On the draft Employment Tribunals Act 1996 (Tribunal Composition) Order 2012, calls for reform of the employment tribunal and the wider employment law landscape are not new. In so far as the role of lay members is concerned, Michael Gibbons recommended to the last Government in 2007 that they should review the circumstances in which employment judges can sit alone in order to ensure that, as my noble friend Lord Cope said, value is maximised. The British Chambers of Commerce recommended in 2010 that lay members should be abolished. Since then, survey evidence suggests further support for reform in relation to unfair dismissal hearings. For example, 87 per cent of clients responding to Pinsent Masons’s 2011 employment tribunal survey supported the Government’s then proposal to allow judges to sit alone in simple unfair dismissal proceedings. Academic research from Greenwich and Swansea includes some interesting data. For example, despite perceptions from judges—the noble Lord, Lord Monks, specifically referred to this—and members that members add value in unfair dismissal cases, the number of instances where panel decisions were anything other than unanimous was very small. Across a sample of 191 judges who all hear cases on multiple occasions, there were only 77 majority decisions, of which 60 had one or other of the lay members as the dissenting voice. Given the safeguards built in, with judges retaining the option to determine whether lay members are required in order to deal with the case justly and with judicial decisions made against statutory criteria, including an assessment of the wishes of the parties, the additional flexibility would allow the tribunals to obtain best value for money when deploying lay member resources.

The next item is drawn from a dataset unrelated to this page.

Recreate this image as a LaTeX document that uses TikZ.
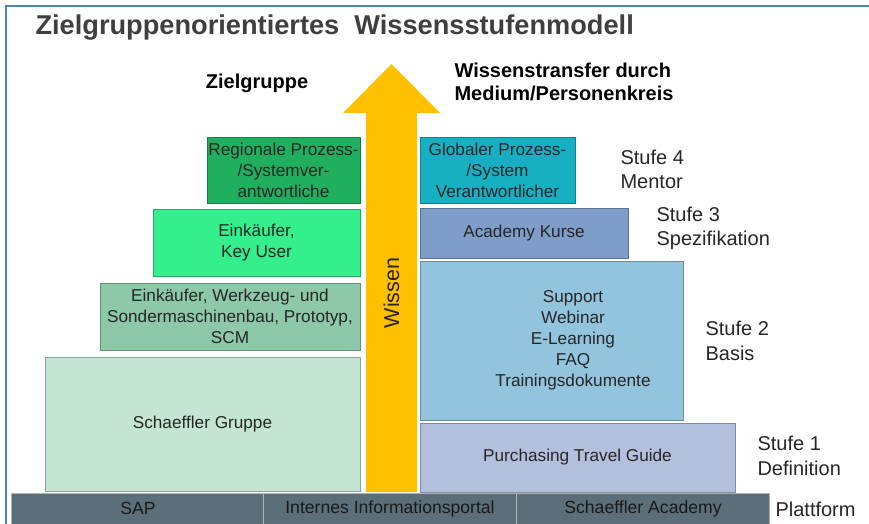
\documentclass[tikz,border=0pt]{standalone}
\usepackage{fontspec}
\setmainfont{Liberation Sans}
\usepackage{xcolor}
\usepackage{tikz}
\definecolor{frame}{HTML}{4F81BD}
\definecolor{titletext}{HTML}{3F3F3F}
\definecolor{boxtext}{HTML}{262626}
\definecolor{arrowyellow}{HTML}{FFC000}
\definecolor{regioGreen}{HTML}{1FAF5E}
\definecolor{keyGreen}{HTML}{33F08D}
\definecolor{buyerGreen}{HTML}{8DC9A8}
\definecolor{groupGreen}{HTML}{C4E5D3}
\definecolor{globalTeal}{HTML}{17B0C2}
\definecolor{academyBlue}{HTML}{7F9DC9}
\definecolor{supportBlue}{HTML}{93C4DE}
\definecolor{travelBlue}{HTML}{B3C0DD}
\definecolor{platformGray}{HTML}{5C6E7A}
\tikzset{
  levelBox/.style={fill=#1, draw=#1!72!black, line width=0.9pt, inner sep=0pt,
    text=boxtext, align=center, font=\fontsize{17.2}{21}\selectfont},
  boxLabel/.style={text=boxtext, align=center, font=\fontsize{17.2}{21}\selectfont},
  stufeLabel/.style={anchor=west, align=left, text=boxtext, font=\fontsize{20}{24.5}\selectfont},
  headLabel/.style={text=black, font=\bfseries\fontsize{20}{23}\selectfont},
  platformBox/.style={fill=platformGray, draw=black!30, line width=0.7pt, inner sep=0pt,
    minimum width=253, minimum height=31, text=black!90, font=\fontsize{17.6}{20}\selectfont}
}
\begin{document}
\begin{tikzpicture}[x=1pt,y=-1pt]
  \useasboundingbox (0,0) rectangle (869,524);
  \draw[frame, line width=2pt] (6,524) -- (6,6) -- (869,6);

  \node[anchor=west, text=titletext, font=\bfseries\fontsize{27.2}{32}\selectfont] (title) at (32,28) {Zielgruppenorientiertes\ \ Wissensstufenmodell};

  \fill[arrowyellow] (391.5,64) -- (440,113) -- (417,113) -- (417,492) -- (366,492) -- (366,113) -- (343,113) -- cycle;
  \node[rotate=90, text=boxtext, font=\fontsize{21.5}{25}\selectfont] (wissen) at (391.5,293) {Wissen};

  \node[headLabel] (zielgruppe) at (257,83) {Zielgruppe};
  \node[headLabel, anchor=west, align=left] (transfer) at (451,82) {Wissenstransfer durch\\Medium/Personenkreis};

  \node[levelBox=regioGreen, minimum width=153, minimum height=66] (regio) at (283.5,170) {Regionale Prozess-\\/Systemver-\\antwortliche};
  \node[levelBox=keyGreen, minimum width=207, minimum height=67] (keyuser) at (256.5,242.5) {Einkäufer,\\Key User};
  \node[levelBox=buyerGreen, minimum width=260, minimum height=67] (buyer) at (230,316.5) {Einkäufer, Werkzeug- und\\Sondermaschinenbau, Prototyp,\\SCM};
  \node[levelBox=groupGreen, minimum width=315, minimum height=134] (group) at (202.5,424) {Schaeffler Gruppe};

  \node[levelBox=globalTeal, minimum width=155, minimum height=66] (global) at (497.5,170) {Globaler Prozess-\\/System\\Verantwortlicher};
  \node[levelBox=academyBlue, minimum width=208, minimum height=50] (academy) at (524,233) {Academy Kurse};
  \node[levelBox=supportBlue, minimum width=263, minimum height=159] (support) at (551.5,340.5) {};
  \node[boxLabel] (supporttext) at (573,340) {Support\\Webinar\\E-Learning\\FAQ\\Trainingsdokumente};
  \node[levelBox=travelBlue, minimum width=315, minimum height=69] (travel) at (577.5,457.5) {Purchasing Travel Guide};

  \node[stufeLabel] (stufe4) at (617,169.5) {Stufe 4\\Mentor};
  \node[stufeLabel] (stufe3) at (653,228.5) {Stufe 3\\Spezifikation};
  \node[stufeLabel] (stufe2) at (702,341) {Stufe 2\\Basis};
  \node[stufeLabel] (stufe1) at (754,456) {Stufe 1\\Definition};

  \node[platformBox] (sap) at (138,508.5) {SAP};
  \node[platformBox] (portal) at (390,508.5) {Internes Informationsportal};
  \node[platformBox] (academyplf) at (643,508.5) {Schaeffler Academy};
  \node[stufeLabel] (plattform) at (772,509) {Plattform};
\end{tikzpicture}
\end{document}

Employment judges are already permitted to sit alone in a range of proceedings, including claims for breach of contract, unauthorised deduction of wages, certain redundancy and national minimum wage complaints, and “holiday pay” cases. While the range of such cases will increase under this order to include unfair dismissal cases, the use of lay members will continue. There is no plan to remove the role of lay members in employment tribunals entirely. The Government recognise and value the expertise which they bring to the system. This order is about replacing prescription with flexibility. It costs the taxpayer more than £80 million a year to fund the employment tribunal system. Lay members account for about £10 million of that sum. It is right to look at how the system deploys and utilises the expertise lay members bring so that they are deployed where they are most needed.

The noble Baronesses, Lady Turner and Lady Donaghy, referred to the fact that the Trades Union Congress believes that the proposal to remove lay members from unfair dismissal cases is a step too far. The TUC asserts that the Government want to remove lay members from unfair dismissal cases, but that is not the effect of the order being debated. As I have said, this order gives judges discretion. Lay members can and will be deployed if they add value, but judges will be able to sit alone wherever that would be better. Where lay members would not add value, it is not right that inflexible legislation should mandate their deployment anyway.

The noble Baronesses also referred to the fact that 63 per cent of those responding to the consultation opposed it, which I acknowledged in my opening remarks. Our consultation was not a referendum, nor should government consultations ever simply turn on weight of numbers alone. We set out proposals and looked to find evidence on the substance. Nothing that consultees said persuaded us that employment judges are not best placed to determine how an unfair dismissal case should be determined, particularly when it is the judge who has the circumstances of the individual case to hand, and not your Lordships when considering framework legislation. We acknowledge that there are some unfair dismissal cases, such as those where there is a significant dispute around the facts of the case, which might be more appropriate for a full panel to hear. Indeed, this was accepted in the consultation paper and our response document. But there will equally be claims which an employment judge sitting alone will be perfectly well qualified and able to determine.

The noble Baroness, Lady Prosser, suggested that there was a risk that employment judges are insufficiently in touch or in tune with industrial good practice. Employment judges come from a wide variety of backgrounds and many have practical experience of managing staff. The fact that a judge might not be in tune with industrial good practice does not necessarily make them less likely to be able to assess evidence. What is critical, irrespective of the nature of the proceedings, is that the person making the determination is able to assess the evidence presented to him or her. Employment judges are trained specifically for this purpose and they carry out their functions to the highest of standards. In fact, the academic research from Greenwich and Swansea suggests that lay members may not always have relevant and recent experience in industry themselves. Indeed, it reported that there was a broad perception that they had less direct workplace experience than previously may have been the case.

My noble friend Lord Hodgson asked whether it was the Government’s view that judges sitting alone will speed the process up. We certainly intend that it will. We will be monitoring that closely. The noble Baroness, Lady Gibson of Market Rasen, asked how one person can be better than three.